SET TASK -
Print, word for word, the opening line of the data below and every line after it through the line that contains "plt.rcParams['font.family'] = ['Liberation", but not the pictures.

-- START OF MATERIAL --

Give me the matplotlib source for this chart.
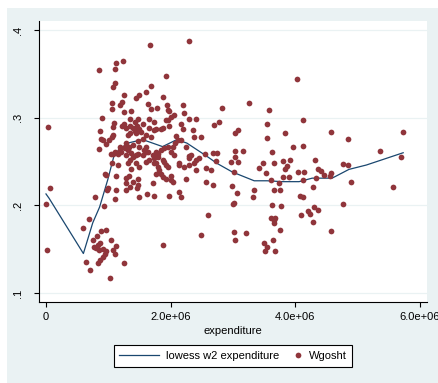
import matplotlib
matplotlib.use('Agg')
import matplotlib.pyplot as plt
from matplotlib.patches import Rectangle
from matplotlib.legend_handler import HandlerPathCollection

plt.rcParams['font.family'] = ['Liberation Sans', 'DejaVu Sans']

# Observations as (expenditure in millions, Wgosht share)
left_tail = [
    (0.03, 0.289), (0.06, 0.220), (0.00, 0.201), (0.02, 0.149), (0.60, 0.174),
    (0.64, 0.135), (0.69, 0.184), (0.70, 0.126), (0.78, 0.210), (0.98, 0.218),
    (1.00, 0.220), (0.93, 0.199), (1.10, 0.207), (0.89, 0.171), (0.97, 0.172),
    (0.82, 0.165), (0.75, 0.160), (0.77, 0.153), (0.84, 0.155), (0.86, 0.157),
    (0.81, 0.151), (0.85, 0.149), (0.92, 0.150), (0.96, 0.148), (0.94, 0.145),
    (0.91, 0.141), (0.86, 0.138), (0.83, 0.134), (1.05, 0.160), (1.13, 0.154),
    (1.07, 0.149), (1.10, 0.145), (1.25, 0.134), (1.02, 0.117),
]
core_low = [
    (0.85, 0.264), (1.06, 0.248), (1.16, 0.246), (0.94, 0.236), (0.97, 0.235),
    (1.13, 0.233), (1.28, 0.231), (1.33, 0.233), (1.29, 0.225), (1.34, 0.221),
    (1.48, 0.230), (1.71, 0.225), (1.88, 0.232), (1.92, 0.230), (2.01, 0.229),
    (2.13, 0.215), (2.17, 0.209), (1.50, 0.209), (1.62, 0.213), (1.73, 0.211),
    (1.97, 0.211), (1.87, 0.155), (1.46, 0.220), (1.13, 0.217), (1.29, 0.217),
    (1.37, 0.242), (1.45, 0.248), (1.50, 0.244), (1.40, 0.227), (1.48, 0.223),
    (1.61, 0.250), (1.74, 0.248), (1.80, 0.244), (1.77, 0.236), (1.90, 0.250),
    (1.96, 0.244), (2.01, 0.233), (2.04, 0.227), (2.14, 0.248), (2.22, 0.244),
    (2.30, 0.246), (2.38, 0.248), (2.41, 0.240),
]
core_mid = [
    (0.92, 0.275), (1.01, 0.275), (1.05, 0.259), (1.11, 0.261), (1.18, 0.263),
    (1.26, 0.267), (1.33, 0.267), (1.40, 0.269), (1.48, 0.273), (1.50, 0.267),
    (1.57, 0.263), (1.29, 0.257), (1.34, 0.252), (1.40, 0.255), (1.32, 0.248),
    (1.48, 0.259), (1.56, 0.257), (1.61, 0.261), (1.66, 0.252), (1.74, 0.254),
    (1.80, 0.259), (1.85, 0.263), (1.90, 0.265), (1.96, 0.267), (2.01, 0.261),
    (1.77, 0.248), (1.88, 0.252), (1.82, 0.240), (1.85, 0.236), (1.93, 0.246),
    (2.04, 0.267), (2.06, 0.257), (2.13, 0.246), (1.08, 0.259), (1.16, 0.259),
    (1.21, 0.261), (1.26, 0.265), (1.29, 0.271), (1.18, 0.267), (1.32, 0.263),
    (1.37, 0.260), (1.45, 0.257), (1.61, 0.267), (1.64, 0.261), (1.72, 0.257),
    (1.77, 0.261), (1.79, 0.255), (2.07, 0.271), (2.12, 0.275), (2.17, 0.275),
    (2.25, 0.267), (2.33, 0.257), (2.41, 0.252), (2.46, 0.254),
]
core_high = [
    (0.90, 0.300), (1.09, 0.294), (1.25, 0.293), (1.22, 0.290), (1.29, 0.288),
    (1.34, 0.290), (1.39, 0.288), (1.46, 0.290), (1.42, 0.285), (1.50, 0.287),
    (1.56, 0.293), (1.53, 0.284), (1.45, 0.282), (1.32, 0.280), (1.34, 0.282),
    (1.73, 0.295), (1.65, 0.288), (1.77, 0.287), (1.88, 0.288), (1.92, 0.297),
    (1.95, 0.297), (2.01, 0.301), (2.06, 0.303), (2.17, 0.293), (2.19, 0.287),
    (2.41, 0.299), (2.29, 0.298), (2.36, 0.286), (2.49, 0.278), (2.70, 0.292),
    (2.78, 0.295), (0.86, 0.285), (1.08, 0.289), (1.07, 0.280), (1.06, 0.278),
    (0.88, 0.276), (0.96, 0.270), (1.85, 0.287), (1.97, 0.290), (1.74, 0.286),
    (2.09, 0.279), (1.61, 0.280), (1.69, 0.278), (1.56, 0.276),
]
upper_tail = [
    (2.29, 0.388), (1.67, 0.383), (1.24, 0.365), (1.12, 0.362), (1.10, 0.356),
    (0.85, 0.354), (1.92, 0.348), (1.10, 0.339), (1.08, 0.335), (1.69, 0.336),
    (1.61, 0.329), (1.25, 0.326), (1.50, 0.326), (1.45, 0.323), (1.87, 0.324),
    (1.22, 0.318), (1.19, 0.315), (1.06, 0.317), (1.64, 0.316), (1.94, 0.314),
    (1.95, 0.309), (1.97, 0.308), (1.06, 0.310), (1.68, 0.310), (1.78, 0.311),
    (1.25, 0.306), (1.37, 0.308), (1.34, 0.299), (1.47, 0.299), (1.42, 0.295),
    (1.65, 0.298), (2.20, 0.315), (2.21, 0.305),
]
right_half = [
    (2.83, 0.311), (3.26, 0.317), (3.58, 0.309), (3.08, 0.286), (3.04, 0.283),
    (3.54, 0.293), (2.38, 0.278), (3.55, 0.277), (4.03, 0.344), (4.12, 0.297),
    (3.84, 0.283), (4.58, 0.284), (4.84, 0.276), (5.73, 0.284), (4.12, 0.268),
    (3.96, 0.266), (2.55, 0.259), (2.68, 0.260), (2.74, 0.260), (2.72, 0.251),
    (3.04, 0.262), (3.04, 0.255), (3.16, 0.262), (2.97, 0.249), (3.08, 0.250),
    (3.63, 0.261), (3.66, 0.248), (3.80, 0.251), (3.92, 0.252), (3.87, 0.245),
    (3.84, 0.241), (2.56, 0.243), (2.64, 0.240), (3.01, 0.238), (3.48, 0.248),
    (3.42, 0.243), (3.53, 0.237), (4.05, 0.238), (4.14, 0.238), (4.32, 0.252),
    (4.36, 0.241), (4.41, 0.239), (4.46, 0.235), (4.33, 0.231), (4.57, 0.237),
    (4.56, 0.233), (4.77, 0.247), (4.84, 0.246), (4.89, 0.227), (5.36, 0.262),
    (5.69, 0.255), (2.57, 0.227), (2.68, 0.223), (2.99, 0.222), (3.73, 0.225),
    (4.12, 0.229), (3.34, 0.218), (3.65, 0.218), (3.76, 0.218), (4.28, 0.221),
    (5.56, 0.221), (2.30, 0.256), (2.29, 0.254), (2.25, 0.230), (3.06, 0.214),
    (3.00, 0.201), (3.02, 0.203), (3.32, 0.209), (3.61, 0.229), (3.63, 0.200),
    (2.60, 0.189), (3.61, 0.185), (3.66, 0.183), (3.68, 0.186), (3.66, 0.180),
    (2.49, 0.166), (3.02, 0.169), (3.04, 0.161), (3.21, 0.168), (3.50, 0.157),
    (3.64, 0.160), (3.54, 0.153), (3.77, 0.199), (3.76, 0.172), (3.68, 0.148),
    (3.52, 0.148), (4.08, 0.211), (4.13, 0.209), (4.09, 0.189), (4.21, 0.194),
    (4.24, 0.190), (4.30, 0.198), (4.37, 0.195), (4.28, 0.181), (4.76, 0.202),
    (4.58, 0.171), (3.80, 0.232), (3.90, 0.232),
]

# lowess smooth of Wgosht on expenditure (bandwidth 0.8)
lowess_exp = [0.00, 0.05, 0.60, 0.75, 0.86, 0.99, 1.10, 1.31, 1.55, 1.87, 2.10,
              2.26, 2.58, 2.74, 2.99, 3.34, 3.55, 3.79, 4.06, 4.27, 4.59, 4.86,
              5.14, 5.73]
lowess_fit = [0.213, 0.208, 0.145, 0.180, 0.198, 0.229, 0.259, 0.271, 0.275,
              0.267, 0.275, 0.271, 0.256, 0.248, 0.238, 0.228, 0.228, 0.227,
              0.227, 0.231, 0.231, 0.241, 0.246, 0.260]

x_ticks = [0, 2e6, 4e6, 6e6]
x_tick_labels = ['0', '2.0e+06', '4.0e+06', '6.0e+06']
y_ticks = [0.1, 0.2, 0.3, 0.4]
y_tick_labels = ['.1', '.2', '.3', '.4']

MAROON = '#90353B'
NAVY = '#1A476F'
GRAPH_BG = '#EAF2F3'

points = left_tail + core_low + core_mid + core_high + upper_tail + right_half
expenditure = [p[0] * 1e6 for p in points]
wgosht = [p[1] for p in points]


class MarkerAtEnd(HandlerPathCollection):
    """Put the legend marker near the right edge of its handle box."""
    def get_xdata(self, legend, xdescent, ydescent, width, height, fontsize):
        xdata, _ = super().get_xdata(legend, xdescent, ydescent, width, height, fontsize)
        return xdata, [-xdescent + width - 3]


W, H = 438, 383
fig = plt.figure(figsize=(W / 100, H / 100), dpi=100)
fig.patch.set_facecolor('white')
fig.add_artist(Rectangle((7 / W, 0), 1, (H - 8) / H, transform=fig.transFigure,
                         facecolor=GRAPH_BG, edgecolor='none', zorder=-1))

ax = fig.add_axes([39 / W, 81 / H, 388 / W, 281 / H])
ax.set_facecolor('white')

line, = ax.plot([v * 1e6 for v in lowess_exp], lowess_fit, color=NAVY, lw=0.9,
                label='lowess w2 expenditure', zorder=2)
pts = ax.scatter(expenditure, wgosht, s=17, color=MAROON, linewidths=0,
                 label='Wgosht', zorder=3)

ax.set_xlim(-0.112e6, 6.112e6)
ax.set_ylim(0.0897, 0.4103)
ax.set_xticks(x_ticks)
ax.set_xticklabels(x_tick_labels)
ax.set_yticks(y_ticks)
ax.set_yticklabels(y_tick_labels, rotation=90, va='center')

for side in ('top', 'right'):
    ax.spines[side].set_visible(False)
for side in ('left', 'bottom'):
    ax.spines[side].set_linewidth(0.8)
    ax.spines[side].set_color('black')

ax.yaxis.grid(True, color=GRAPH_BG, lw=0.9)
ax.set_axisbelow(True)
ax.tick_params(direction='out', length=3.3, width=0.8, labelsize=8, colors='black')
ax.tick_params(axis='x', pad=4)
ax.tick_params(axis='y', pad=8)
ax.set_xlabel('expenditure', fontsize=8, labelpad=3)

leg = fig.legend(handles=[line, pts], loc='center', bbox_to_anchor=(233 / W, 27 / H),
                 ncol=2, fontsize=8, frameon=True, fancybox=False, framealpha=1,
                 edgecolor='black', handlelength=3.6, handletextpad=0.6,
                 columnspacing=-1.5, borderpad=0.5, scatterpoints=1,
                 scatteryoffsets=[0.5], handler_map={pts: MarkerAtEnd()})
leg.get_frame().set_linewidth(0.8)

fig.savefig('out.png', dpi=100, facecolor=fig.get_facecolor())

-- END OF MATERIAL --

TASK RESPONSE -
Give me the matplotlib source for this chart.
import matplotlib
matplotlib.use('Agg')
import matplotlib.pyplot as plt
from matplotlib.patches import Rectangle
from matplotlib.legend_handler import HandlerPathCollection

plt.rcParams['font.family'] = ['Liberation Sans', 'DejaVu Sans']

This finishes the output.